На следующий день Колхозник во время работы появился на лесобирже. Он внимательно на меня посмотрел, явно стараясь что-то вспомнить. Чувствовал, что накануне сболтнул лишнее, но что именно, видимо, вспомнить не мог. Он подозвал меня:
— Ну ты, того, что я вчера по пьянке говорил, о том молчок. А то сам знаешь… Тебе, зека, все равно не поверят, — просительно и вместе с тем с угрозой в голосе сказал он.
— Да я и не помню, что вы там вчера говорили, — успокоил его я.
— То-то же, не помнишь, — согласился со мной надзиратель. У него был вид затравленного и усталого человека. Больше он ко мне не цеплялся и, казалось, меня избегал.
Лагерная Мессалина
Я укладываю доски в штабель. Рубашка моя на спине, под телогрейкой, намокла от пота, хотя на дворе стоит зимняя архангельская стужа, и я ритмично, чисто механически, снимаю с саней все новые опостылевшие доски и толкаю их наверх.

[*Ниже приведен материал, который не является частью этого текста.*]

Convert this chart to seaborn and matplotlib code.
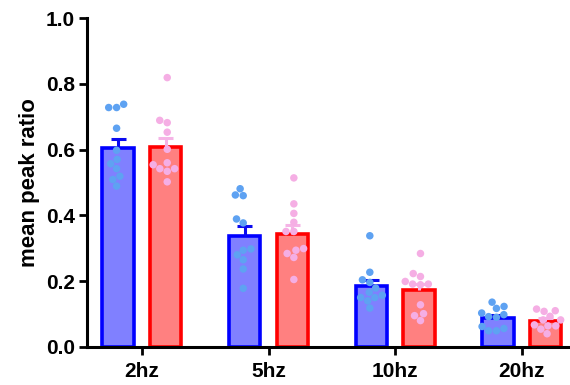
import numpy as np
import pandas as pd
import matplotlib
matplotlib.use("Agg")
import matplotlib.pyplot as plt
import seaborn as sns

# Stimulation frequencies and the two recorded groups
freqs = ["2hz", "5hz", "10hz", "20hz"]
groups = ["A", "B"]

# Per-cell mean peak ratios, group A
a_2hz = [0.728, 0.728, 0.738, 0.665, 0.598, 0.557, 0.570, 0.542, 0.519, 0.509, 0.489]
a_5hz = [0.481, 0.460, 0.462, 0.389, 0.377, 0.294, 0.298, 0.280, 0.265, 0.237, 0.178]
a_10hz = [0.338, 0.227, 0.204, 0.196, 0.179, 0.166, 0.150, 0.150, 0.157, 0.140, 0.118]
a_20hz = [0.136, 0.117, 0.123, 0.098, 0.090, 0.092, 0.103, 0.062, 0.049, 0.049, 0.056]

# Per-cell mean peak ratios, group B
b_2hz = [0.819, 0.689, 0.682, 0.653, 0.601, 0.554, 0.560, 0.542, 0.534, 0.542, 0.502]
b_5hz = [0.514, 0.435, 0.406, 0.379, 0.351, 0.351, 0.294, 0.299, 0.272, 0.284, 0.205]
b_10hz = [0.284, 0.223, 0.214, 0.199, 0.189, 0.191, 0.191, 0.128, 0.101, 0.095, 0.080]
b_20hz = [0.115, 0.108, 0.110, 0.093, 0.082, 0.082, 0.064, 0.067, 0.054, 0.064, 0.040]

series = {
    "A": [a_2hz, a_5hz, a_10hz, a_20hz],
    "B": [b_2hz, b_5hz, b_10hz, b_20hz],
}

rows = []
for g in groups:
    for f, vals in zip(freqs, series[g]):
        for v in vals:
            rows.append({"freq": f, "group": g, "ratio": v})
df = pd.DataFrame(rows)

face_colors = {"A": "#8080FF", "B": "#FF8080"}
edge_colors = {"A": "#0000FF", "B": "#FF0000"}
dot_colors = {"A": "#5EA2F2", "B": "#F5AEE4"}
err_colors = {"A": "#0A0AF0", "B": "#F5B4E6"}

sns.set_style("ticks")
plt.rcParams["font.family"] = ["Liberation Sans", "DejaVu Sans"]
plt.rcParams["font.weight"] = "bold"
plt.rcParams["text.color"] = "black"
plt.rcParams["axes.labelcolor"] = "black"
plt.rcParams["xtick.color"] = "black"
plt.rcParams["ytick.color"] = "black"

fig = plt.figure(figsize=(5.7, 3.85), dpi=100)
ax = fig.add_axes([0.153, 0.099, 0.847, 0.854])

sns.barplot(data=df, x="freq", y="ratio", hue="group", order=freqs,
            hue_order=groups, palette=face_colors, errorbar=None,
            width=0.75, gap=0.34, linewidth=2.6, legend=False, ax=ax,
            zorder=1)

# colour bar outlines per group
n = len(freqs)
for i, patch in enumerate(ax.patches[: 2 * n]):
    g = groups[i // n]
    patch.set_edgecolor(edge_colors[g])
    patch.set_facecolor(face_colors[g])

# upper-only SEM bars
stats = df.groupby(["group", "freq"])["ratio"].agg(["mean", "sem"])
for i, patch in enumerate(ax.patches[: 2 * n]):
    g = groups[i // n]
    f = freqs[i % n]
    m, s = stats.loc[(g, f), "mean"], stats.loc[(g, f), "sem"]
    xc = patch.get_x() + patch.get_width() / 2
    ax.vlines(xc, m, m + s, color=err_colors[g], lw=2.2, zorder=3)
    ax.hlines(m + s, xc - 0.06, xc + 0.06, color=err_colors[g], lw=2.2, zorder=3)

sns.swarmplot(data=df, x="freq", y="ratio", hue="group", order=freqs,
              hue_order=groups, palette=dot_colors, dodge=True, size=5.4,
              linewidth=0, legend=False, ax=ax, zorder=4)

ax.set_xlim(-0.432, 3.381)
ax.set_ylim(0, 1.0)
ax.set_yticks([0.0, 0.2, 0.4, 0.6, 0.8, 1.0])
ax.set_yticklabels(["0.0", "0.2", "0.4", "0.6", "0.8", "1.0"])
ax.set_xlabel("")
ax.set_ylabel("mean peak ratio", fontsize=16, fontweight="bold", labelpad=4,
              color="black")

for lab in ax.get_xticklabels() + ax.get_yticklabels():
    lab.set_fontsize(15)
    lab.set_fontweight("bold")
    lab.set_color("black")

ax.tick_params(axis="both", direction="out", length=6, width=2, color="black")
ax.tick_params(axis="y", pad=3)
ax.tick_params(axis="x", pad=5)
for side in ["left", "bottom"]:
    ax.spines[side].set_linewidth(2.2)
    ax.spines[side].set_color("black")
ax.spines["top"].set_visible(False)
ax.spines["right"].set_visible(False)
ax.spines["left"].set_bounds(0, 1.0)

fig.savefig("out.png", dpi=100)
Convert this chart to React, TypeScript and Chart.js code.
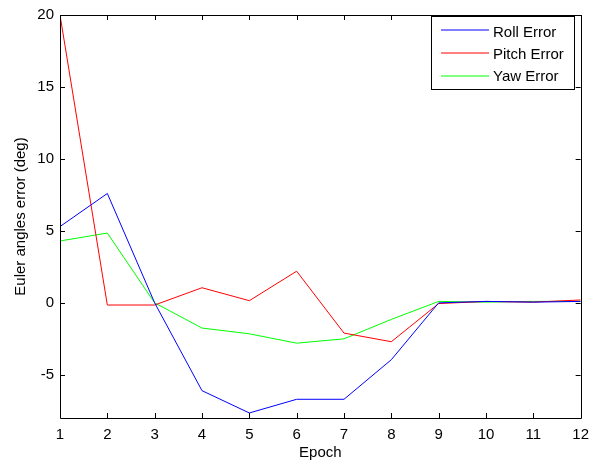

При этом мои мысли витают далеко за пределами лагерной зоны. Курсирующий между лесоцехом и лесобиржей лесовоз доставляет мне вагонку — доски, предназначенные для сооружения железнодорожных вагонов, и я уже достаточно опытен, чтобы отличать их от всяких других пиломатериалов. Но я — лагерник, труд мой — подневольный, качество работы и ее смысл меня не волнуют, и когда лесовозник по ошибке подбрасывает к моему рабочему месту доски, не подлежащие воздушной сушке, я все равно спешу уложить их в штабель — лишь бы набрать кубатуру и выполнить норму.
Неожиданно хриплый женский голос с характерным северным произношением прерывает поток моих невеселых мыслей и возвращает меня к реальной действительности.
— Почто в вагонку-то обычные пилообрезные лежишь, почто сорта мешаешь!
Я оборачиваюсь и вижу невысокую женщину лет сорока, с хозяйственной сумкой в руках, в старом поношенном пальто и кокетливо надетом набок берете.
Ее помятое лицо похоже на печеное яблоко, а маленькие, невыразительные серо-голубые глазки смотрят на меня внимательно и даже пронзительно. «Вольняшка, — мелькает у меня в сознании, — верно, какой-нибудь чин из заводской администрации».
— Что привозят мне, то и штабелюю, — угрюмо бормочу я.
— Вот я пойду, бригадиру втык сделаю, небось, гад спит в курилке, мышей не ловит!